Line by line, repeat the data below exactly, beginning at the first line and ending at the line with "const lg = v => Math.log10(v);". Omit pictures.

Data section:
* begin *

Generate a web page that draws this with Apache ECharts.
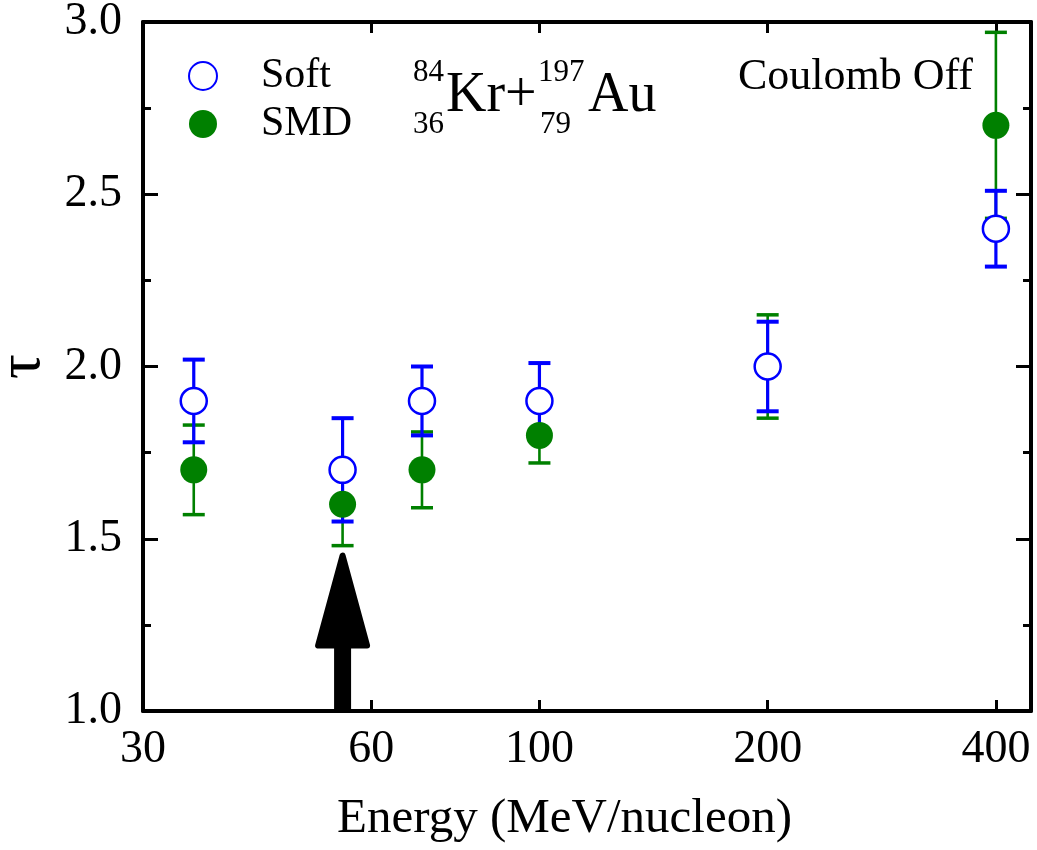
<!DOCTYPE html>
<html>
<head>
<meta charset="utf-8">
<title>Kr+Au tau vs energy</title>
<script src="https://cdn.jsdelivr.net/npm/echarts@6/dist/echarts.min.js"></script>
<style>
  html, body { margin: 0; padding: 0; background: #fff; }
  #chart { width: 1037px; height: 850px; }
</style>
</head>
<body>
<div id="chart"></div>
<script>
// Beam energies (MeV/nucleon) and the fitted exponent tau with its uncertainty
const energies = [35, 55, 70, 100, 200, 400];
const softTau = [1.90, 1.70, 1.90, 1.90, 2.00, 2.40];
const softErr = [0.12, 0.15, 0.10, 0.11, 0.13, 0.11];
const smdTau = [1.70, 1.60, 1.70, 1.80, 2.00, 2.70];
const smdErr = [0.13, 0.12, 0.11, 0.08, 0.15, 0.27];

// Axis ranges and tick labels
const xTickLabels = [30, 60, 100, 200, 400];
const xTickMarks = [60, 100, 200, 400];
const xRange = [30, 445];
const yRange = [1.0, 3.0];

// Arrow marking the energy of interest: energy, tail and tip in tau units
const arrowEnergy = [55];
const arrowTail = [1.0];
const arrowTip = [1.46];

const FONT = '"Liberation Serif", "Times New Roman", serif';
const BLUE = '#0000ff';
const GREEN = '#008000';

const lg = v => Math.log10(v);

const softPts = energies.map((e, i) => [lg(e), softTau[i]]);
const smdPts = energies.map((e, i) => [lg(e), smdTau[i]]);
const softBars = energies.map((e, i) => [lg(e), softTau[i] - softErr[i], softTau[i] + softErr[i]]);
const smdBars = energies.map((e, i) => [lg(e), smdTau[i] - smdErr[i], smdTau[i] + smdErr[i]]);
const arrowData = arrowEnergy.map((e, i) => [lg(e), arrowTail[i], arrowTip[i]]);

function errorBarRenderer(color, width, capWidth, capHalf) {
  return function (params, api) {
    const x = api.value(0);
    const lo = api.coord([x, api.value(1)]);
    const hi = api.coord([x, api.value(2)]);
    const st = { stroke: color, lineWidth: width, fill: null };
    const cap = { stroke: color, lineWidth: capWidth, fill: null };
    return {
      type: 'group',
      children: [
        { type: 'line', shape: { x1: hi[0], y1: hi[1], x2: lo[0], y2: lo[1] }, style: st },
        { type: 'line', shape: { x1: hi[0] - capHalf, y1: hi[1], x2: hi[0] + capHalf, y2: hi[1] }, style: cap },
        { type: 'line', shape: { x1: lo[0] - capHalf, y1: lo[1], x2: lo[0] + capHalf, y2: lo[1] }, style: cap }
      ]
    };
  };
}

function arrowRenderer(params, api) {
  const x = api.value(0);
  const tail = api.coord([x, api.value(1)]);
  const tip = api.coord([x, api.value(2)]);
  const headLen = 90, headHalf = 24.5, shaftHalf = 8.5, round = 6;
  const baseY = tip[1] + round / 2 + headLen;
  return {
    type: 'group',
    children: [
      {
        type: 'polygon',
        shape: { points: [[tip[0], tip[1] + round / 2], [tip[0] - headHalf, baseY], [tip[0] + headHalf, baseY]] },
        style: { fill: '#000', stroke: '#000', lineWidth: round, lineJoin: 'round' }
      },
      {
        type: 'rect',
        shape: { x: tip[0] - shaftHalf, y: baseY - 2, width: shaftHalf * 2, height: tail[1] - baseY + 2 },
        style: { fill: '#000' }
      }
    ]
  };
}

const chart = echarts.init(document.getElementById('chart'), null, { renderer: 'canvas' });

const axisLine = { show: true, lineStyle: { color: '#000', width: 4 } };
const xCommon = {
  type: 'value',
  min: lg(xRange[0]),
  max: lg(xRange[1]),
  axisLine: axisLine,
  splitLine: { show: false },
  axisTick: {
    show: true, inside: true, length: 11,
    lineStyle: { color: '#000', width: 3 },
    customValues: xTickMarks.map(lg)
  }
};
const yCommon = {
  type: 'value',
  min: yRange[0],
  max: yRange[1],
  interval: 0.5,
  axisLine: axisLine,
  splitLine: { show: false },
  axisTick: { show: true, inside: true, length: 15, lineStyle: { color: '#000', width: 3 } },
  minorTick: { show: true, splitNumber: 2, length: 8, lineStyle: { color: '#000', width: 3 } }
};

chart.setOption({
  animation: false,
  backgroundColor: '#fff',
  grid: { left: 143, right: 6, top: 22, bottom: 139, containLabel: false, outerBoundsMode: 'none' },
  legend: {
    orient: 'vertical',
    left: 183,
    top: 50,
    itemWidth: 28,
    itemHeight: 28,
    itemGap: 6,
    data: ['Soft', 'SMD'],
    textStyle: { fontFamily: FONT, fontSize: 42, color: '#000', padding: [0, 0, 0, 39] }
  },
  xAxis: [
    Object.assign({}, xCommon, {
      position: 'bottom',
      name: 'Energy (MeV/nucleon)',
      nameLocation: 'middle',
      nameGap: 84,
      nameTextStyle: { fontFamily: FONT, fontSize: 49, color: '#000', padding: [0, 45, 0, 0] },
      axisLabel: {
        show: true, margin: 16, fontFamily: FONT, fontSize: 46, color: '#000',
        customValues: xTickLabels.map(lg),
        formatter: v => String(Math.round(Math.pow(10, v)))
      }
    }),
    Object.assign({}, xCommon, { position: 'top', axisLabel: { show: false } })
  ],
  yAxis: [
    Object.assign({}, yCommon, {
      position: 'left',
      name: 'τ',
      nameLocation: 'middle',
      nameGap: 85,
      nameTextStyle: { fontFamily: FONT, fontSize: 62, color: '#000' },
      axisLabel: { show: true, margin: 21, fontFamily: FONT, fontSize: 46, color: '#000', formatter: v => v.toFixed(1) }
    }),
    Object.assign({}, yCommon, { position: 'right', axisLabel: { show: false } })
  ],
  graphic: [
    { type: 'text', style: { text: '84', x: 413, y: 73, font: '31px ' + FONT, fill: '#000', textVerticalAlign: 'middle' } },
    { type: 'text', style: { text: '36', x: 413, y: 125, font: '31px ' + FONT, fill: '#000', textVerticalAlign: 'middle' } },
    { type: 'text', style: { text: 'Kr+', x: 446, y: 96, font: '56px ' + FONT, fill: '#000', textVerticalAlign: 'middle' } },
    { type: 'text', style: { text: '197', x: 538, y: 73, font: '31px ' + FONT, fill: '#000', textVerticalAlign: 'middle' } },
    { type: 'text', style: { text: '79', x: 540, y: 125, font: '31px ' + FONT, fill: '#000', textVerticalAlign: 'middle' } },
    { type: 'text', style: { text: 'Au', x: 588, y: 96, font: '56px ' + FONT, fill: '#000', textVerticalAlign: 'middle' } },
    { type: 'text', style: { text: 'Coulomb Off', x: 973, y: 77, font: '44px ' + FONT, fill: '#000', textAlign: 'right', textVerticalAlign: 'middle' } }
  ],
  series: [
    {
      name: 'SMD errors', type: 'custom', xAxisIndex: 0, yAxisIndex: 0,
      renderItem: errorBarRenderer(GREEN, 2.6, 3.5, 11), data: smdBars, silent: true
    },
    {
      name: 'SMD', type: 'scatter', xAxisIndex: 0, yAxisIndex: 0,
      symbol: 'circle', symbolSize: 27, data: smdPts,
      itemStyle: { color: GREEN, opacity: 1 }
    },
    {
      name: 'Soft errors', type: 'custom', xAxisIndex: 0, yAxisIndex: 0,
      renderItem: errorBarRenderer(BLUE, 3.2, 4, 11), data: softBars, silent: true
    },
    {
      name: 'Soft', type: 'scatter', xAxisIndex: 0, yAxisIndex: 0,
      symbol: 'circle', symbolSize: 26, data: softPts,
      itemStyle: { color: '#fff', borderColor: BLUE, borderWidth: 2.5, opacity: 1 }
    },
    {
      name: 'arrow', type: 'custom', xAxisIndex: 0, yAxisIndex: 0,
      renderItem: arrowRenderer, data: arrowData, silent: true
    }
  ]
});
</script>
</body>
</html>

* end *

Result for this task:
Generate a web page that draws this with Apache ECharts.
<!DOCTYPE html>
<html>
<head>
<meta charset="utf-8">
<title>Kr+Au tau vs energy</title>
<script src="https://cdn.jsdelivr.net/npm/echarts@6/dist/echarts.min.js"></script>
<style>
  html, body { margin: 0; padding: 0; background: #fff; }
  #chart { width: 1037px; height: 850px; }
</style>
</head>
<body>
<div id="chart"></div>
<script>
// Beam energies (MeV/nucleon) and the fitted exponent tau with its uncertainty
const energies = [35, 55, 70, 100, 200, 400];
const softTau = [1.90, 1.70, 1.90, 1.90, 2.00, 2.40];
const softErr = [0.12, 0.15, 0.10, 0.11, 0.13, 0.11];
const smdTau = [1.70, 1.60, 1.70, 1.80, 2.00, 2.70];
const smdErr = [0.13, 0.12, 0.11, 0.08, 0.15, 0.27];

// Axis ranges and tick labels
const xTickLabels = [30, 60, 100, 200, 400];
const xTickMarks = [60, 100, 200, 400];
const xRange = [30, 445];
const yRange = [1.0, 3.0];

// Arrow marking the energy of interest: energy, tail and tip in tau units
const arrowEnergy = [55];
const arrowTail = [1.0];
const arrowTip = [1.46];

const FONT = '"Liberation Serif", "Times New Roman", serif';
const BLUE = '#0000ff';
const GREEN = '#008000';

const lg = v => Math.log10(v);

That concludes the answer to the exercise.